This week, the Massachusetts Legislature sent to Governor Charlie Baker a comprehensive package of criminal-justice measures that includes a host of recommendations made by the Boston Bar Association’s (BBA’s) working group on the subject, including changes to keep people from being unnecessarily swept into the justice system and to give those emerging from incarceration a true second chance. The bills had nearly unanimous support as they passed both houses and now sit on the desk of Governor Charlie Baker.
“This legislation represents a major step toward a fairer and more effective justice system, and I urge the Governor to sign it into law,” said BBA President Mark Smith, of Laredo & Smith. “I also offer my deep appreciation to the Legislature—in particular, Speaker Robert DeLeo, Senate President Harriette Chandler, former Senate President Stanley Rosenberg, and the Judiciary Committee co-chairs who drafted the final bill in conference, Senator Will Brownsberger and Representative Claire Cronin.”
The conference committee also included Senate Majority Leader Cynthia Stone Creem, who has been advocating for comprehensive criminal-justice reform of this type throughout her legislative career, Senate Minority Leader Bruce Tarr, House Majority Leader Ronald Mariano, and Rep. Sheila Harrington, the ranking minority member on the House Judiciary Committee.

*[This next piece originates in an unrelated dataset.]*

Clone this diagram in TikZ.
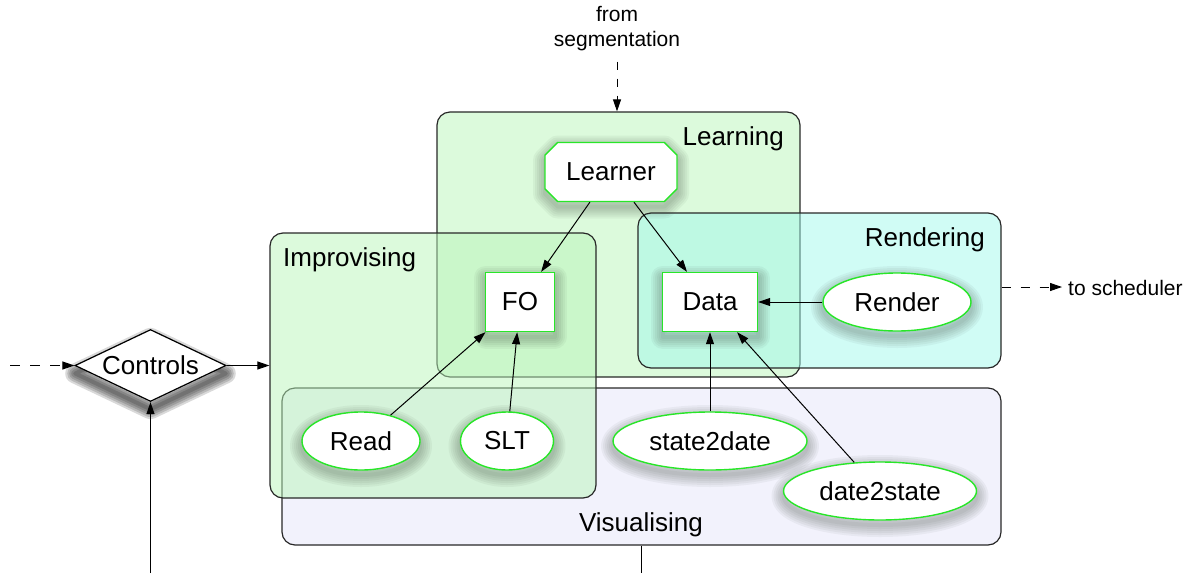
\documentclass[tikz,border=0pt]{standalone}
\usepackage{fontspec}
\setmainfont{Liberation Sans}
\usetikzlibrary{shapes.geometric,shapes.misc,arrows.meta}
\definecolor{learnfill}{RGB}{185,245,185}
\definecolor{visfill}{RGB}{242,242,252}
\definecolor{rendfill}{RGB}{161,249,235}
\definecolor{nodegreen}{RGB}{40,230,40}
\definecolor{boxline}{RGB}{40,40,40}
\definecolor{shadowcol}{RGB}{40,50,40}
\begin{document}
\begin{tikzpicture}[x=1pt,y=1pt,
  every node/.style={font=\fontsize{26}{30}\selectfont, inner sep=0pt},
  smalltext/.style={font=\fontsize{21}{25}\selectfont},
  region/.style={rectangle, draw=boxline, line width=1.2pt, rounded corners=13pt},
  shlayer/.style 2 args={preaction={draw=shadowcol, draw opacity=#2, line width=#1, line join=round, transform canvas={yshift=-5pt}}},
  shlayerd/.style 2 args={preaction={draw=black, draw opacity=#2, line width=#1, line join=round, transform canvas={yshift=-8pt}}},
  softshadow/.style={shlayer={24pt}{#1}, shlayer={20pt}{#1}, shlayer={16pt}{#1}, shlayer={12pt}{#1}, shlayer={8pt}{#1}, shlayer={4pt}{#1}},
  darkshadow/.style={shlayerd={20pt}{#1}, shlayerd={16pt}{#1}, shlayerd={12pt}{#1}, shlayerd={8pt}{#1}, shlayerd={4pt}{#1}},
  gnode/.style={draw=nodegreen, line width=1.4pt, fill=white, softshadow=0.05},
  boxnode/.style={gnode, rectangle, minimum width=69pt, minimum height=59pt},
  ellnode/.style={gnode, ellipse, minimum height=58pt},
  octnode/.style={gnode, chamfered rectangle, chamfered rectangle xsep=11pt, minimum width=132pt, minimum height=59pt},
  decnode/.style={diamond, aspect=2, draw=black, line width=1.2pt, fill=white, minimum width=151pt, minimum height=72pt, darkshadow=0.15},
  arr/.style={line width=1pt, -{Triangle[length=12pt,width=8pt]}},
  dasharr/.style={arr, dash pattern=on 10pt off 10pt},
  plainline/.style={line width=1pt}
]
\useasboundingbox (0,0) rectangle (1190,-573);

% regions
\node[region, fill=visfill, minimum width=719pt, minimum height=157pt] (vis) at (641.5,-466.5) {};
\node[region, fill=learnfill, fill opacity=0.5, minimum width=363pt, minimum height=265pt] (learn) at (618.5,-244.5) {};
\node[region, fill=learnfill, fill opacity=0.5, minimum width=326pt, minimum height=265pt] (impro) at (433,-365.5) {};
\node[region, fill=rendfill, fill opacity=0.5, minimum width=363pt, minimum height=155pt] (rendbox) at (819.5,-290.5) {};

% region labels
\node[anchor=base east] (learnlbl) at (784,-145) {Learning};
\node[anchor=base east] (rendlbl) at (985,-246.5) {Rendering};
\node[anchor=base west] (improlbl) at (283,-266.5) {Improvising};
\node[anchor=base] (vislbl) at (641,-531) {Visualising};

% nodes
\node[octnode] (learner) at (611,-172) {Learner};
\node[boxnode] (fo) at (520,-302) {FO};
\node[boxnode, minimum width=95pt] (data) at (710,-302) {Data};
\node[ellnode, minimum width=148pt] (render) at (897,-302) {Render};
\node[ellnode, minimum width=118pt] (read) at (361,-441) {Read};
\node[ellnode, minimum width=93pt] (slt) at (507,-441) {SLT};
\node[ellnode, minimum width=194pt] (s2d) at (710,-441) {state2date};
\node[ellnode, minimum width=193pt] (d2s) at (880,-491) {date2state};
\node[decnode] (controls) at (150.5,-365.5) {Controls};

% outside texts and free ends
\node[smalltext, align=center, anchor=south] (fromseg) at (617,-51.5) {from\\segmentation};
\node[smalltext, anchor=base west] (tosched) at (1068,-295) {to scheduler};
\coordinate (schedarr) at (1062,-287);
\coordinate (inleft) at (10,-365.5);
\coordinate (botctrl) at (150.5,-573);
\coordinate (botvis) at (641.5,-573);

% connectors
\draw[arr] (learner) -- (fo);
\draw[arr] (learner) -- (data);
\draw[arr] (render) -- (data);
\draw[arr] (read) -- (fo);
\draw[arr] (slt) -- (fo);
\draw[arr] (s2d) -- (data);
\draw[arr] (d2s) -- (data);
\draw[arr] (controls) -- (controls -| impro.west);
\draw[dasharr] (inleft) -- (controls);
\draw[arr] (botctrl) -- (controls);
\draw[plainline] (vis.south) -- (botvis);
\draw[dasharr, dash pattern=on 8pt off 9pt] ([yshift=-10pt]fromseg.south) -- (fromseg.south |- learn.north);
\draw[dasharr, dash pattern=on 9pt off 10pt] (rendbox.east |- schedarr) -- (schedarr);
\end{tikzpicture}
\end{document}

Among the proposals from the BBA working group’s report, No Time to Wait , that made their way into the legislation are provisions that would:
• repeal mandatory minimum sentences for low-level, non-violent drug offenses,
• increase opportunities for pre-trial diversion for more defendants,
• modernize cash bail and the wide array of fees and fines, so that individuals are not incarcerated solely for being poor, and
• reform the state’s criminal offender record (CORI) laws to make it easier for people to move on after completing a sentence.
“We may have a lower incarceration rate, in comparison to other states, but for racial disparities in the criminal justice system we are near the top,” said former BBA President Kathy Weinman, of Hogan Lovells, who co-chaired the BBA’s working group. “If enacted, this bill promises to reduce the excessive rates of incarceration for black and Latino residents and gives all involved in the criminal legal system a better chance to rebuild their lives in compliance with the law.”
The working group’s other co-chair, BBA Treasurer Marty Murphy, of Foley Hoag, said, “This legislation continues a positive recent trend, both in Massachusetts and nationwide, toward reducing the negative impact of mandatory minimums, and away from the failed harsh and counterproductive sentencing structures of the 1990s. The BBA has for decades opposed mandatory minimum sentences for virtually all offenses—and we will continue to do so—because they offer only one-size-fits-all justice, strip judges of the discretion they need to make the punishment match the offense, and aggravate pre-existing racial disparities.”
In addition, the bill creates a stream-lined process for post-conviction relief for individuals who were arrested and convicted of certain offenses while under the control of a trafficker, which the BBA separately endorsed .
The Governor has ten days from the delivery of the legislation to decide whether to sign it into law, veto it, or send it back to the Legislature with recommended changes.